--- begin ---

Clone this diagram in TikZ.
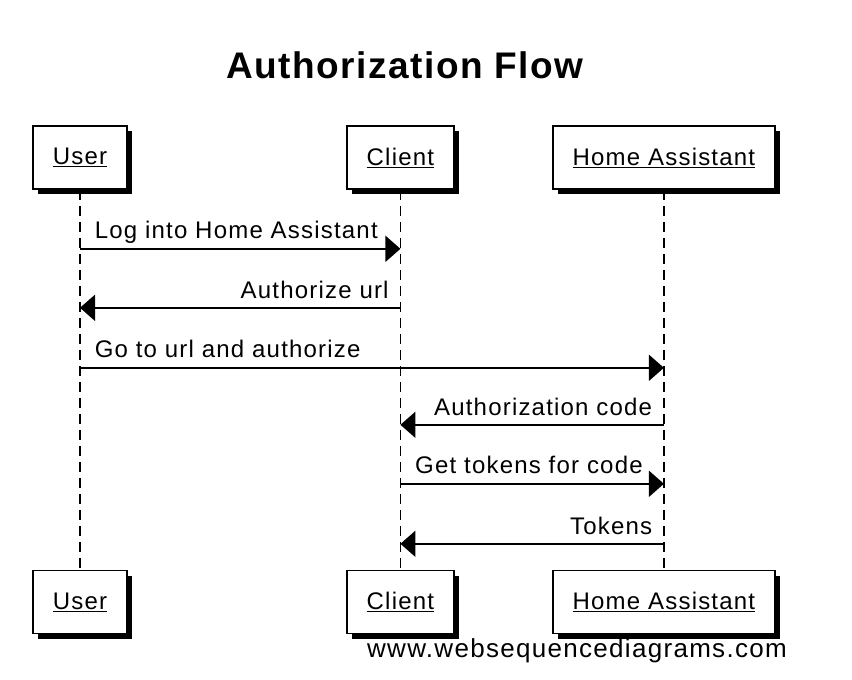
\documentclass[tikz,border=0pt]{standalone}
\usepackage{fontspec}
\setmainfont{Liberation Sans}
\newfontfamily\seqfont[LetterSpace=5]{Liberation Sans}
\newfontfamily\titlefont[LetterSpace=4]{Liberation Sans}
\usetikzlibrary{positioning}
\usetikzlibrary{shadows, arrows.meta}

\begin{document}
\begin{tikzpicture}[
            x = 1pt, y = 1pt,
            > = {Triangle[length=15pt, width=26pt]}, % arrow head style
            font = \seqfont\fontsize{24}{28}\selectfont,
            node distance = 220pt, % distance between boxes
        ]

        \tikzstyle{actor}=[
            draw,
            line width = 1.6pt,
            fill = white,
            inner xsep = 20pt,
            minimum height = 63pt,
            drop shadow = {shadow xshift=5pt, shadow yshift=-5pt, fill=black, opacity=1}
        ]
        \tikzstyle{lifeline}=[line width = 1.3pt, dash pattern = on 10pt off 6pt]
        \tikzstyle{msg}=[->, line width = 1.6pt]
        \tikzstyle{rlabel}=[at start, anchor=base west, xshift=14pt, yshift=10pt, inner sep=0pt]
        \tikzstyle{llabel}=[at start, anchor=base east, xshift=-11pt, yshift=9pt, inner sep=0pt]

        \useasboundingbox (0,0) rectangle (852,-680);

        \node[anchor=base, font=\titlefont\bfseries\fontsize{37}{42}\selectfont] (title) at (405,-78) {Authorization Flow};

        % lifeline heads
        \node[actor] (user) at (80,-157.5) {\underline{User}};
        \node[actor] (client) [right=218pt of user] {\underline{Client}};
        \node[actor] (ha) [right=97pt of client] {\underline{Home Assistant}};

        % lifeline feet
        \node[actor] (userB) [below=380pt of user] {\underline{User}};
        \node[actor] (clientB) [below=380pt of client] {\underline{Client}};
        \node[actor] (haB) [below=380pt of ha] {\underline{Home Assistant}};

        \draw[lifeline] (user) -- (userB);
        \draw[lifeline] (client) -- (clientB);
        \draw[lifeline] (ha) -- (haB);

        % message points on the lifelines
        \coordinate[below=59pt of user] (u1);
        \coordinate[below=59pt of client] (c1);
        \coordinate[below=118pt of user] (u2);
        \coordinate[below=118pt of client] (c2);
        \coordinate[below=178pt of user] (u3);
        \coordinate[below=178pt of ha] (h3);
        \coordinate[below=235pt of client] (c4);
        \coordinate[below=235pt of ha] (h4);
        \coordinate[below=294pt of client] (c5);
        \coordinate[below=294pt of ha] (h5);
        \coordinate[below=354pt of client] (c6);
        \coordinate[below=354pt of ha] (h6);

        \path[msg]
            (u1)    edge  node[rlabel] {Log into Home Assistant}   (c1)
            (c2)    edge  node[llabel] {Authorize url}             (u2)
            (u3)    edge  node[rlabel] {Go to url and authorize}   (h3)
            (h4)    edge  node[llabel] {Authorization code}        (c4)
            (c5)    edge  node[rlabel] {Get tokens for code}       (h5)
            (h6)    edge  node[llabel] {Tokens}                    (c6);

        \node[anchor=base west, inner sep=0pt, font=\seqfont\fontsize{26}{31}\selectfont] (credit) at (367,-657) {www.websequencediagrams.com};

\end{tikzpicture}
\end{document}
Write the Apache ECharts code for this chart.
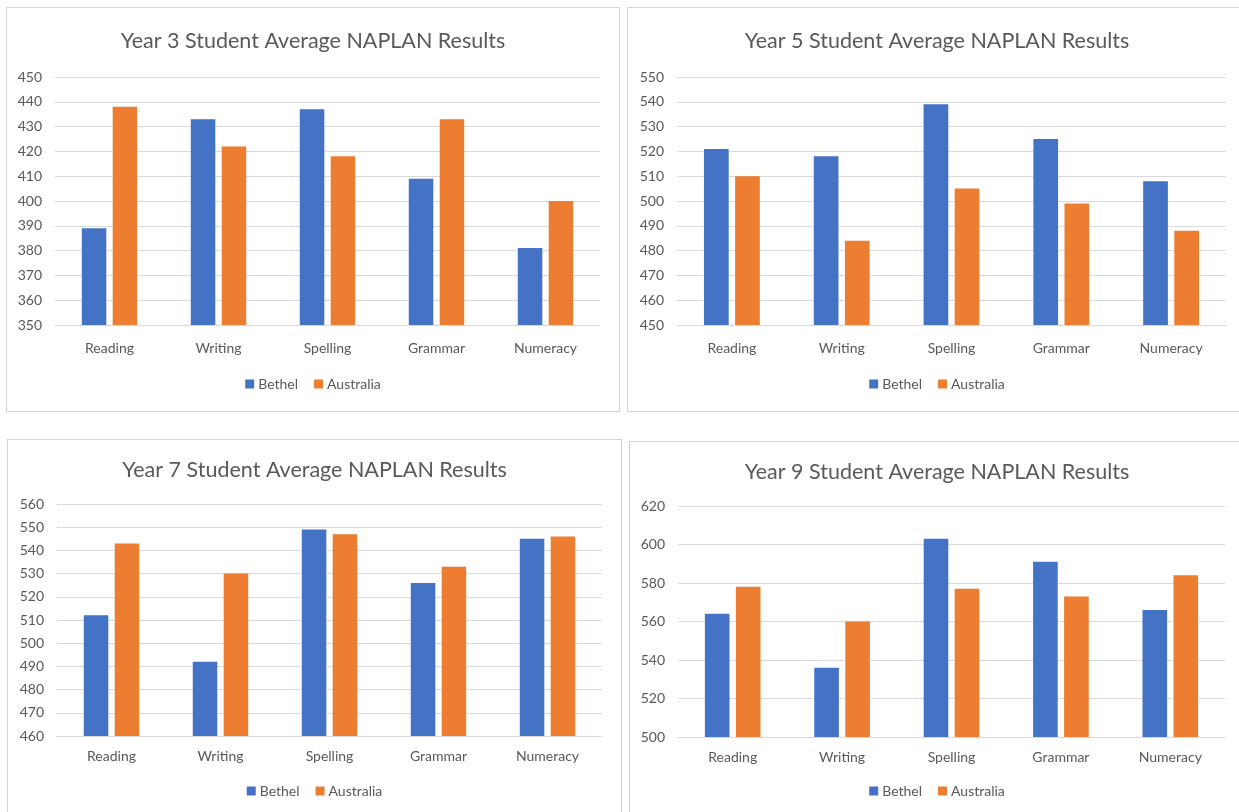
<!DOCTYPE html>
<html>
<head>
<meta charset="utf-8">
<script src="https://cdn.jsdelivr.net/npm/echarts@6/dist/echarts.min.js"></script>
<style>
html,body{margin:0;padding:0;background:#fff;overflow:hidden;width:1239px;height:812px;}
.panel{position:absolute;box-sizing:border-box;border:1px solid #D4D4D4;background:#fff;}
</style>
</head>
<body>
<div id="p1" class="panel" style="left:6px;top:7px;width:614px;height:405px;"></div>
<div id="p2" class="panel" style="left:627px;top:7px;width:620px;height:405px;"></div>
<div id="p3" class="panel" style="left:7px;top:439px;width:615px;height:410px;"></div>
<div id="p4" class="panel" style="left:629px;top:441px;width:616px;height:410px;"></div>
<script>
const categories = ['Reading', 'Writing', 'Spelling', 'Grammar', 'Numeracy'];
const seriesNames = ['Bethel', 'Australia'];

const titles = [
  'Year 3 Student Average NAPLAN Results',
  'Year 5 Student Average NAPLAN Results',
  'Year 7 Student Average NAPLAN Results',
  'Year 9 Student Average NAPLAN Results'
];

const year3Bethel = [389, 433, 437, 409, 381];
const year3Australia = [438, 422, 418, 433, 400];
const year5Bethel = [521, 518, 539, 525, 508];
const year5Australia = [510, 484, 505, 499, 488];
const year7Bethel = [512, 492, 549, 526, 545];
const year7Australia = [543, 530, 547, 533, 546];
const year9Bethel = [564, 536, 603, 591, 566];
const year9Australia = [578, 560, 577, 573, 584];

const yMins = [350, 450, 460, 500];
const yMaxs = [450, 550, 560, 620];
const yIntervals = [10, 10, 10, 20];

const bethelData = [year3Bethel, year5Bethel, year7Bethel, year9Bethel];
const australiaData = [year3Australia, year5Australia, year7Australia, year9Australia];

// layout (pixels, relative to each panel content box)
const layouts = [
  {grid:{left:48, top:69, width:545, height:248}, titleTop:17, legendTop:364, catMargin:16},
  {grid:{left:49, top:69, width:549, height:248}, titleTop:17, legendTop:364, catMargin:16},
  {grid:{left:49, top:64, width:545, height:232}, titleTop:14, legendTop:339, catMargin:13},
  {grid:{left:48, top:64, width:547, height:231}, titleTop:14, legendTop:337, catMargin:13}
];

const FONT = 'Lato, "Open Sans", sans-serif';
const TEXT = '#595959';
const BLUE = '#4472C4';
const ORANGE = '#ED7D31';

['p1','p2','p3','p4'].forEach(function(id, i){
  const chart = echarts.init(document.getElementById(id), null, {renderer:'canvas'});
  const L = layouts[i];
  chart.setOption({
    animation: false,
    textStyle: {fontFamily: FONT},
    title: {
      text: titles[i],
      left: 'center',
      top: L.titleTop,
      textStyle: {color: TEXT, fontSize: 21.5, fontWeight: 'normal', fontFamily: FONT}
    },
    legend: {
      data: seriesNames,
      left: 'center',
      top: L.legendTop,
      icon: 'rect',
      itemWidth: 9,
      itemHeight: 9,
      itemGap: 16,
      textStyle: {color: TEXT, fontSize: 14, fontFamily: FONT, padding:[0,0,0,-1]}
    },
    grid: L.grid,
    xAxis: {
      type: 'category',
      data: categories,
      axisLine: {show: true, lineStyle: {color: '#D9D9D9', width: 1}},
      axisTick: {show: false},
      axisLabel: {color: TEXT, fontSize: 14, margin: L.catMargin, fontFamily: FONT}
    },
    yAxis: {
      type: 'value',
      min: yMins[i],
      max: yMaxs[i],
      interval: yIntervals[i],
      axisLine: {show: false},
      axisTick: {show: false},
      axisLabel: {color: TEXT, fontSize: 14, margin: 13, fontFamily: FONT},
      splitLine: {lineStyle: {color: '#D9D9D9', width: 1}}
    },
    series: [
      {name: seriesNames[0], type: 'bar', data: bethelData[i], barWidth: '22.5%', barGap: '26%',
       itemStyle: {color: BLUE}},
      {name: seriesNames[1], type: 'bar', data: australiaData[i], barWidth: '22.5%', barGap: '26%',
       itemStyle: {color: ORANGE}}
    ]
  });
});
</script>
</body>
</html>
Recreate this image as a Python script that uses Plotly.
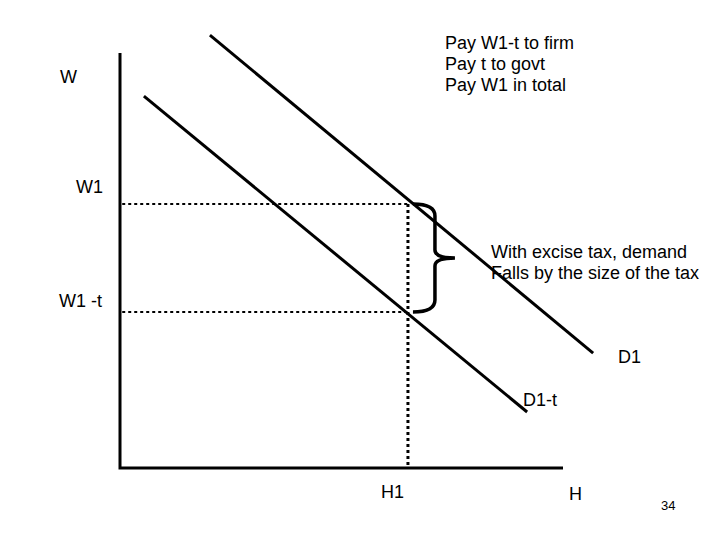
import plotly.graph_objects as go

# ---- data (economic units: H on x, W on y) ----
axis_x = [0, 0, 10]          # vertical axis top -> origin -> horizontal end
axis_y = [10, 0, 0]
d1_x = [2.03, 10.68]
d1_y = [10.43, 2.77]
d1t_x = [0.54, 9.19]
d1t_y = [8.96, 1.35]
W1 = 6.36
W1_t = 3.76
H1 = 6.5

pay_lines = ["Pay W1-t to firm", "Pay t to govt", "Pay W1 in total"]
note_lines = ["With excise tax, demand", "Falls by the size of the tax"]

# pixel mapping helpers
KX, KY = 44.3, 41.5
OX, OY = 120, 468
def px(x):
    return (x - OX) / KX
def py(y):
    return (OY - y) / KY

FONT = "Liberation Sans, Arial, sans-serif"
fig = go.Figure()

blk = "black"
fig.add_trace(go.Scatter(x=axis_x, y=axis_y, mode="lines",
                         line=dict(color=blk, width=3), hoverinfo="skip"))
fig.add_trace(go.Scatter(x=d1_x, y=d1_y, mode="lines",
                         line=dict(color=blk, width=3), hoverinfo="skip"))
fig.add_trace(go.Scatter(x=d1t_x, y=d1t_y, mode="lines",
                         line=dict(color=blk, width=3), hoverinfo="skip"))
# dotted guides
fig.add_trace(go.Scatter(x=[0.05, H1 + 0.05], y=[W1, W1], mode="lines",
                         line=dict(color=blk, width=2, dash="dot"), hoverinfo="skip"))
fig.add_trace(go.Scatter(x=[0.05, H1 + 0.05], y=[W1_t, W1_t], mode="lines",
                         line=dict(color=blk, width=2, dash="dot"), hoverinfo="skip"))
fig.add_trace(go.Scatter(x=[H1, H1], y=[W1, 0], mode="lines",
                         line=dict(color=blk, width=3, dash="dot"), hoverinfo="skip"))

# brace between W1 and W1-t
bx0 = H1 + 5 / KX
bx1 = H1 + 27 / KX
bx2 = H1 + 47 / KX
mid = (W1 + W1_t) / 2
r = 12 / KY
s = 8 / KY
path = (f"M {bx0},{W1} Q {bx1},{W1} {bx1},{W1 - r} "
        f"L {bx1},{mid + s} Q {bx1},{mid} {bx2},{mid} "
        f"Q {bx1},{mid} {bx1},{mid - s} "
        f"L {bx1},{W1_t + r} Q {bx1},{W1_t} {bx0},{W1_t}")
fig.add_shape(type="path", path=path, xref="x", yref="y",
              line=dict(color=blk, width=3.5))

def ann(text, x, y, xa="left", size=18):
    fig.add_annotation(x=x, y=y, xref="x", yref="y", text=text, showarrow=False,
                       xanchor=xa, yanchor="middle",
                       font=dict(family=FONT, size=size, color="black"), align="left")

ann("W", px(79), py(77), "right")
ann("W1", px(105), py(187), "right")
ann("W1 -t", px(104), py(301), "right")
for i, t in enumerate(pay_lines):
    ann(t, px(443), py(43 + 21 * i))
for i, t in enumerate(note_lines):
    ann(t, px(489), py(252 + 21 * i))
ann("D1", px(616), py(357))
ann("D1-t", px(521), py(400))
ann("H1", px(379), py(492))
ann("H", px(567), py(494))
ann("34", px(659), py(505), size=13)

# the page body has an 8px margin: shift ranges so page pixels line up
fig.update_layout(
    width=720, height=540, margin=dict(l=0, r=0, t=0, b=0),
    paper_bgcolor="white", plot_bgcolor="white", showlegend=False,
    xaxis=dict(range=[px(8), px(728)], visible=False, fixedrange=True),
    yaxis=dict(range=[py(548), py(8)], visible=False, fixedrange=True),
)
fig.write_html("out.html")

--- end ---

- _Exercise brief_
Copy out exactly the material that runs from the line with "Write the Apache ECharts code for this chart." to the line with "year5Australia, year7Australia, year9Australia];", ends included, and leave the pictures behind.

- _Answer to the exercise_
Write the Apache ECharts code for this chart.
<!DOCTYPE html>
<html>
<head>
<meta charset="utf-8">
<script src="https://cdn.jsdelivr.net/npm/echarts@6/dist/echarts.min.js"></script>
<style>
html,body{margin:0;padding:0;background:#fff;overflow:hidden;width:1239px;height:812px;}
.panel{position:absolute;box-sizing:border-box;border:1px solid #D4D4D4;background:#fff;}
</style>
</head>
<body>
<div id="p1" class="panel" style="left:6px;top:7px;width:614px;height:405px;"></div>
<div id="p2" class="panel" style="left:627px;top:7px;width:620px;height:405px;"></div>
<div id="p3" class="panel" style="left:7px;top:439px;width:615px;height:410px;"></div>
<div id="p4" class="panel" style="left:629px;top:441px;width:616px;height:410px;"></div>
<script>
const categories = ['Reading', 'Writing', 'Spelling', 'Grammar', 'Numeracy'];
const seriesNames = ['Bethel', 'Australia'];

const titles = [
  'Year 3 Student Average NAPLAN Results',
  'Year 5 Student Average NAPLAN Results',
  'Year 7 Student Average NAPLAN Results',
  'Year 9 Student Average NAPLAN Results'
];

const year3Bethel = [389, 433, 437, 409, 381];
const year3Australia = [438, 422, 418, 433, 400];
const year5Bethel = [521, 518, 539, 525, 508];
const year5Australia = [510, 484, 505, 499, 488];
const year7Bethel = [512, 492, 549, 526, 545];
const year7Australia = [543, 530, 547, 533, 546];
const year9Bethel = [564, 536, 603, 591, 566];
const year9Australia = [578, 560, 577, 573, 584];

const yMins = [350, 450, 460, 500];
const yMaxs = [450, 550, 560, 620];
const yIntervals = [10, 10, 10, 20];

const bethelData = [year3Bethel, year5Bethel, year7Bethel, year9Bethel];
const australiaData = [year3Australia, year5Australia, year7Australia, year9Australia];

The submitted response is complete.